'''

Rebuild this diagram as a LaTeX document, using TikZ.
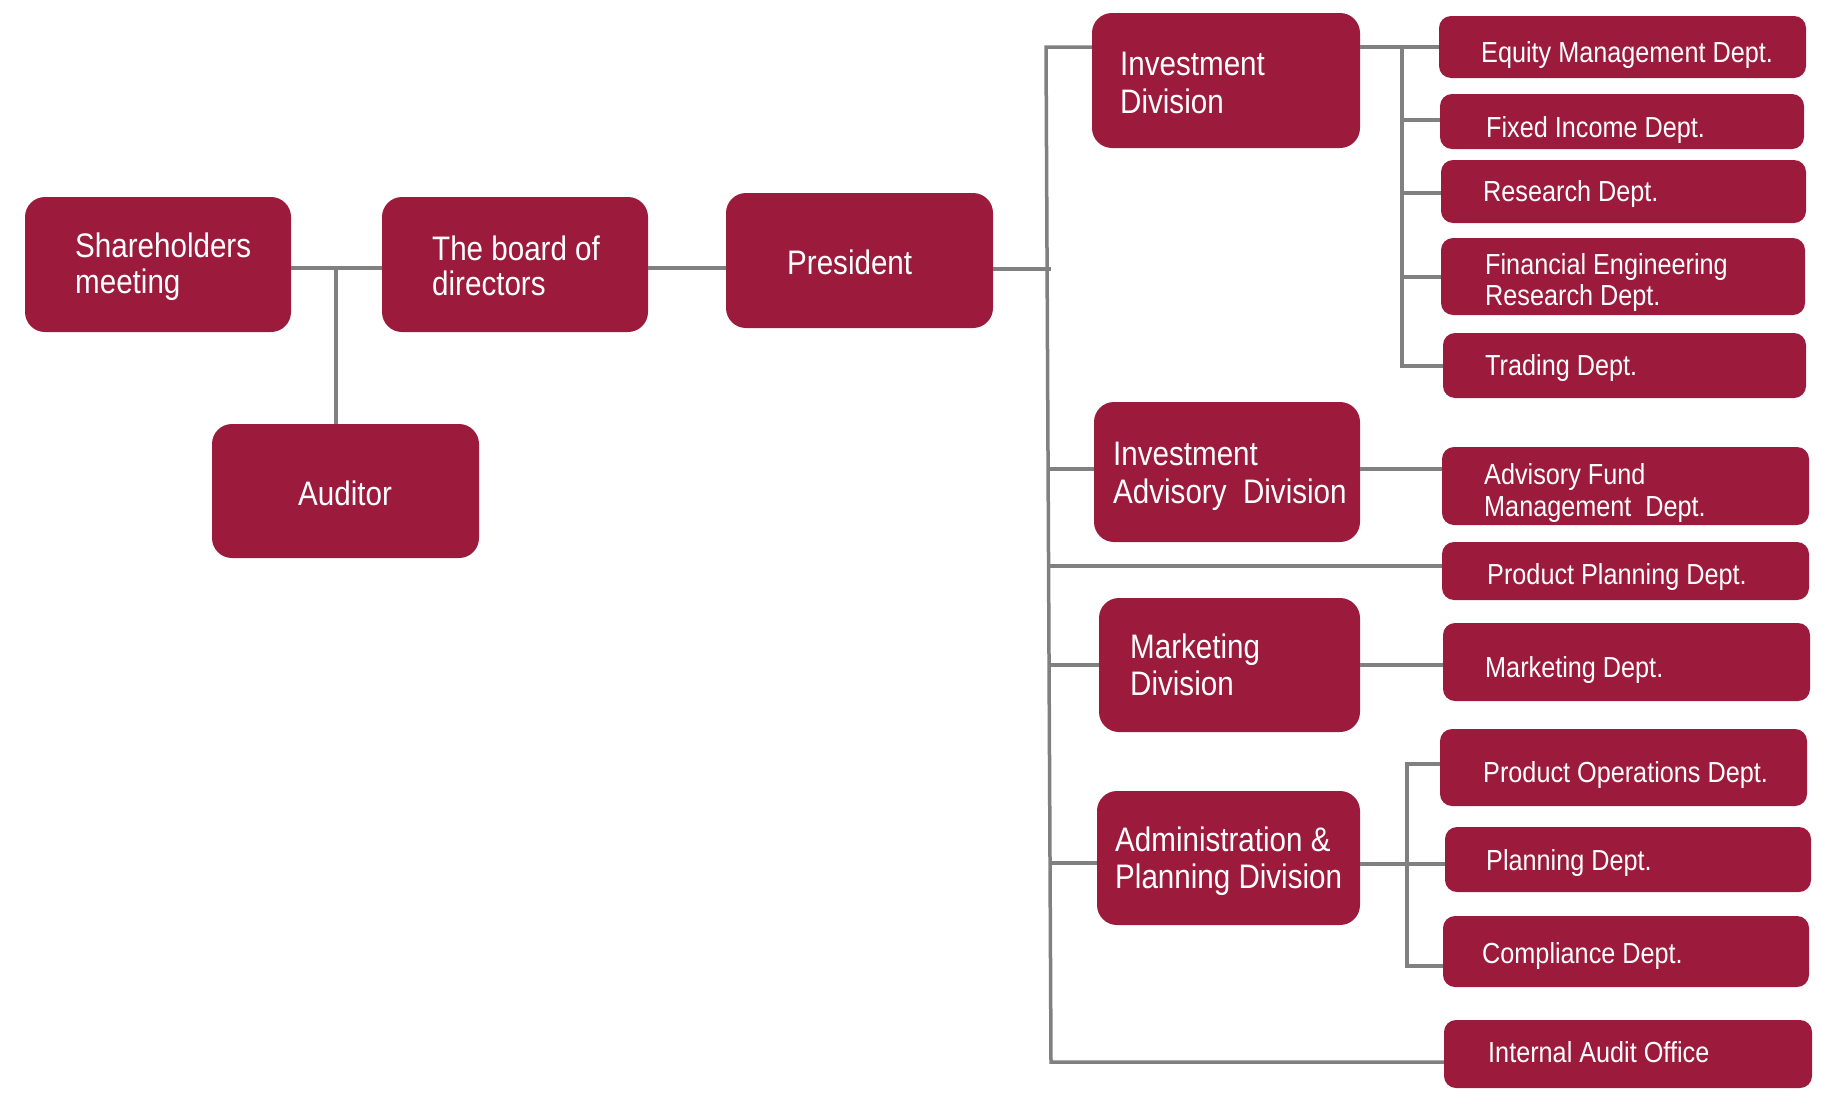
\documentclass[tikz,border=0pt]{standalone}
\usepackage{fontspec}
\newfontfamily\orgfont[FakeStretch=0.87]{Liberation Sans}
\usetikzlibrary{fit}
\definecolor{boxred}{RGB}{156,27,60}
\definecolor{linegray}{RGB}{128,128,128}
\newcommand\twoln[3]{\vtop{\baselineskip=#1pt\hbox{#2}\hbox{#3}}}
\tikzset{
  bigbox/.style={fill=boxred, draw=none, rounded corners=20pt, inner sep=0pt},
  smallbox/.style={fill=boxred, draw=none, rounded corners=12pt, inner sep=0pt},
  bigtxt/.style={anchor=base west, inner sep=0pt, text=white, font=\orgfont\fontsize{34}{40}\selectfont},
  smalltxt/.style={anchor=base west, inner sep=0pt, text=white, font=\orgfont\fontsize{29}{34}\selectfont},
  conn/.style={draw=linegray, line width=3.5pt}
}
\newcommand\orgbigbox[5]{\node[bigbox, fit={(#2,#3) (#4,#5)}] (#1) {};}
\newcommand\orgsmallbox[5]{\node[smallbox, fit={(#2,#3) (#4,#5)}] (#1) {};}
\begin{document}
\begin{tikzpicture}[x=1pt, y=-1pt]
\useasboundingbox (0,0) rectangle (1821,1103);

% connector junctions
\coordinate (jl) at (336,268);
\coordinate (j1) at (1046,47);
\coordinate (jpr) at (1047,269);
\coordinate (jiad) at (1048,469);
\coordinate (jpp) at (1048,566);
\coordinate (jmkd) at (1049,665);
\coordinate (jadm) at (1050,863);
\coordinate (jia) at (1051,1062);
\coordinate (s1) at (1402,47);
\coordinate (s2) at (1402,120);
\coordinate (s3) at (1402,193);
\coordinate (s4) at (1402,277);
\coordinate (s5) at (1402,366);
\coordinate (a1) at (1407,764);
\coordinate (a2) at (1407,864);
\coordinate (a3) at (1407,966);

% boxes
\orgbigbox{sh}{25}{197}{291}{332}
\orgbigbox{bd}{382}{197}{648}{332}
\orgbigbox{au}{212}{424}{479}{558}
\orgbigbox{pr}{726}{193}{993}{328}
\orgbigbox{inv}{1092}{13}{1360}{148}
\orgbigbox{iad}{1094}{402}{1360}{542}
\orgbigbox{mkd}{1099}{598}{1360}{732}
\orgbigbox{adm}{1097}{791}{1360}{925}
\orgsmallbox{eq}{1439}{16}{1806}{78}
\orgsmallbox{fi}{1440}{94}{1804}{149}
\orgsmallbox{rs}{1441}{160}{1806}{223}
\orgsmallbox{fe}{1441}{238}{1805}{315}
\orgsmallbox{tr}{1443}{333}{1806}{398}
\orgsmallbox{af}{1442}{447}{1809}{525}
\orgsmallbox{pp}{1442}{542}{1809}{600}
\orgsmallbox{mk}{1443}{623}{1810}{701}
\orgsmallbox{po}{1440}{729}{1807}{806}
\orgsmallbox{pl}{1445}{827}{1811}{892}
\orgsmallbox{co}{1443}{916}{1809}{987}
\orgsmallbox{ia}{1444}{1020}{1812}{1088}

% connectors
\draw[conn] (sh.east |- jl) -- (bd.west |- jl);
\draw[conn] (jl) -- (jl |- au.north);
\draw[conn] (bd.east |- jl) -- (pr.west |- jl);
\draw[conn] (pr.east |- jpr) -- ([xshift=4pt]jpr);
\draw[conn] (inv.west |- j1) -- (j1) -- (jia) -- (jia -| ia.west);
\draw[conn] (jiad) -- (jiad -| iad.west);
\draw[conn] (iad.east |- jiad) -- (jiad -| af.west);
\draw[conn] (jpp) -- (jpp -| pp.west);
\draw[conn] (jmkd) -- (jmkd -| mkd.west);
\draw[conn] (mkd.east |- jmkd) -- (jmkd -| mk.west);
\draw[conn] (jadm) -- (jadm -| adm.west);
\draw[conn] (adm.east |- a2) -- (a2 -| pl.west);
\draw[conn] (a1 -| po.west) -- (a1) -- (a3) -- (a3 -| co.west);
\draw[conn] (inv.east |- s1) -- (s1 -| eq.west);
\draw[conn] (s1) -- (s5) -- (s5 -| tr.west);
\draw[conn] (s2) -- (s2 -| fi.west);
\draw[conn] (s3) -- (s3 -| rs.west);
\draw[conn] (s4) -- (s4 -| fe.west);

% texts
\node[bigtxt] (sh-t) at (75,257) {\twoln{36}{Shareholders}{meeting}};
\node[bigtxt] (bd-t) at (432,260) {\twoln{35}{The board of}{directors}};
\node[bigtxt] (au-t) at (298,505) {Auditor};
\node[bigtxt] (pr-t) at (787,274) {President};
\node[bigtxt] (inv-t) at (1120,75) {\twoln{38}{Investment}{Division}};
\node[bigtxt] (iad-t) at (1113,465) {\twoln{38}{Investment}{Advisory\ \ Division}};
\node[bigtxt] (mkd-t) at (1130,658) {\twoln{37}{Marketing}{Division}};
\node[bigtxt] (adm-t) at (1115,851) {\twoln{37}{Administration \&}{Planning Division}};
\node[smalltxt] (eq-t) at (1481,62) {Equity Management Dept.};
\node[smalltxt] (fi-t) at (1486,137) {Fixed Income Dept.};
\node[smalltxt] (rs-t) at (1483,201) {Research Dept.};
\node[smalltxt] (fe-t) at (1485,274) {\twoln{31}{Financial Engineering}{Research Dept.}};
\node[smalltxt] (tr-t) at (1485,375) {Trading Dept.};
\node[smalltxt] (af-t) at (1484,484) {\twoln{32}{Advisory Fund}{Management\ \ Dept.}};
\node[smalltxt] (pp-t) at (1487,584) {Product Planning Dept.};
\node[smalltxt] (mk-t) at (1485,677) {Marketing Dept.};
\node[smalltxt] (po-t) at (1483,782) {Product Operations Dept.};
\node[smalltxt] (pl-t) at (1486,870) {Planning Dept.};
\node[smalltxt] (co-t) at (1482,963) {Compliance Dept.};
\node[smalltxt] (ia-t) at (1488,1062) {Internal Audit Office};
\end{tikzpicture}
\end{document}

'''

▶ _YOUR GOAL_
Transcribe the full listing above exactly, with the images removed.

▶ _ANSWER TO THIS PROBLEM_
Rebuild this diagram as a LaTeX document, using TikZ.
\documentclass[tikz,border=0pt]{standalone}
\usepackage{fontspec}
\newfontfamily\orgfont[FakeStretch=0.87]{Liberation Sans}
\usetikzlibrary{fit}
\definecolor{boxred}{RGB}{156,27,60}
\definecolor{linegray}{RGB}{128,128,128}
\newcommand\twoln[3]{\vtop{\baselineskip=#1pt\hbox{#2}\hbox{#3}}}
\tikzset{
  bigbox/.style={fill=boxred, draw=none, rounded corners=20pt, inner sep=0pt},
  smallbox/.style={fill=boxred, draw=none, rounded corners=12pt, inner sep=0pt},
  bigtxt/.style={anchor=base west, inner sep=0pt, text=white, font=\orgfont\fontsize{34}{40}\selectfont},
  smalltxt/.style={anchor=base west, inner sep=0pt, text=white, font=\orgfont\fontsize{29}{34}\selectfont},
  conn/.style={draw=linegray, line width=3.5pt}
}
\newcommand\orgbigbox[5]{\node[bigbox, fit={(#2,#3) (#4,#5)}] (#1) {};}
\newcommand\orgsmallbox[5]{\node[smallbox, fit={(#2,#3) (#4,#5)}] (#1) {};}
\begin{document}
\begin{tikzpicture}[x=1pt, y=-1pt]
\useasboundingbox (0,0) rectangle (1821,1103);

% connector junctions
\coordinate (jl) at (336,268);
\coordinate (j1) at (1046,47);
\coordinate (jpr) at (1047,269);
\coordinate (jiad) at (1048,469);
\coordinate (jpp) at (1048,566);
\coordinate (jmkd) at (1049,665);
\coordinate (jadm) at (1050,863);
\coordinate (jia) at (1051,1062);
\coordinate (s1) at (1402,47);
\coordinate (s2) at (1402,120);
\coordinate (s3) at (1402,193);
\coordinate (s4) at (1402,277);
\coordinate (s5) at (1402,366);
\coordinate (a1) at (1407,764);
\coordinate (a2) at (1407,864);
\coordinate (a3) at (1407,966);

% boxes
\orgbigbox{sh}{25}{197}{291}{332}
\orgbigbox{bd}{382}{197}{648}{332}
\orgbigbox{au}{212}{424}{479}{558}
\orgbigbox{pr}{726}{193}{993}{328}
\orgbigbox{inv}{1092}{13}{1360}{148}
\orgbigbox{iad}{1094}{402}{1360}{542}
\orgbigbox{mkd}{1099}{598}{1360}{732}
\orgbigbox{adm}{1097}{791}{1360}{925}
\orgsmallbox{eq}{1439}{16}{1806}{78}
\orgsmallbox{fi}{1440}{94}{1804}{149}
\orgsmallbox{rs}{1441}{160}{1806}{223}
\orgsmallbox{fe}{1441}{238}{1805}{315}
\orgsmallbox{tr}{1443}{333}{1806}{398}
\orgsmallbox{af}{1442}{447}{1809}{525}
\orgsmallbox{pp}{1442}{542}{1809}{600}
\orgsmallbox{mk}{1443}{623}{1810}{701}
\orgsmallbox{po}{1440}{729}{1807}{806}
\orgsmallbox{pl}{1445}{827}{1811}{892}
\orgsmallbox{co}{1443}{916}{1809}{987}
\orgsmallbox{ia}{1444}{1020}{1812}{1088}

% connectors
\draw[conn] (sh.east |- jl) -- (bd.west |- jl);
\draw[conn] (jl) -- (jl |- au.north);
\draw[conn] (bd.east |- jl) -- (pr.west |- jl);
\draw[conn] (pr.east |- jpr) -- ([xshift=4pt]jpr);
\draw[conn] (inv.west |- j1) -- (j1) -- (jia) -- (jia -| ia.west);
\draw[conn] (jiad) -- (jiad -| iad.west);
\draw[conn] (iad.east |- jiad) -- (jiad -| af.west);
\draw[conn] (jpp) -- (jpp -| pp.west);
\draw[conn] (jmkd) -- (jmkd -| mkd.west);
\draw[conn] (mkd.east |- jmkd) -- (jmkd -| mk.west);
\draw[conn] (jadm) -- (jadm -| adm.west);
\draw[conn] (adm.east |- a2) -- (a2 -| pl.west);
\draw[conn] (a1 -| po.west) -- (a1) -- (a3) -- (a3 -| co.west);
\draw[conn] (inv.east |- s1) -- (s1 -| eq.west);
\draw[conn] (s1) -- (s5) -- (s5 -| tr.west);
\draw[conn] (s2) -- (s2 -| fi.west);
\draw[conn] (s3) -- (s3 -| rs.west);
\draw[conn] (s4) -- (s4 -| fe.west);

% texts
\node[bigtxt] (sh-t) at (75,257) {\twoln{36}{Shareholders}{meeting}};
\node[bigtxt] (bd-t) at (432,260) {\twoln{35}{The board of}{directors}};
\node[bigtxt] (au-t) at (298,505) {Auditor};
\node[bigtxt] (pr-t) at (787,274) {President};
\node[bigtxt] (inv-t) at (1120,75) {\twoln{38}{Investment}{Division}};
\node[bigtxt] (iad-t) at (1113,465) {\twoln{38}{Investment}{Advisory\ \ Division}};
\node[bigtxt] (mkd-t) at (1130,658) {\twoln{37}{Marketing}{Division}};
\node[bigtxt] (adm-t) at (1115,851) {\twoln{37}{Administration \&}{Planning Division}};
\node[smalltxt] (eq-t) at (1481,62) {Equity Management Dept.};
\node[smalltxt] (fi-t) at (1486,137) {Fixed Income Dept.};
\node[smalltxt] (rs-t) at (1483,201) {Research Dept.};
\node[smalltxt] (fe-t) at (1485,274) {\twoln{31}{Financial Engineering}{Research Dept.}};
\node[smalltxt] (tr-t) at (1485,375) {Trading Dept.};
\node[smalltxt] (af-t) at (1484,484) {\twoln{32}{Advisory Fund}{Management\ \ Dept.}};
\node[smalltxt] (pp-t) at (1487,584) {Product Planning Dept.};
\node[smalltxt] (mk-t) at (1485,677) {Marketing Dept.};
\node[smalltxt] (po-t) at (1483,782) {Product Operations Dept.};
\node[smalltxt] (pl-t) at (1486,870) {Planning Dept.};
\node[smalltxt] (co-t) at (1482,963) {Compliance Dept.};
\node[smalltxt] (ia-t) at (1488,1062) {Internal Audit Office};
\end{tikzpicture}
\end{document}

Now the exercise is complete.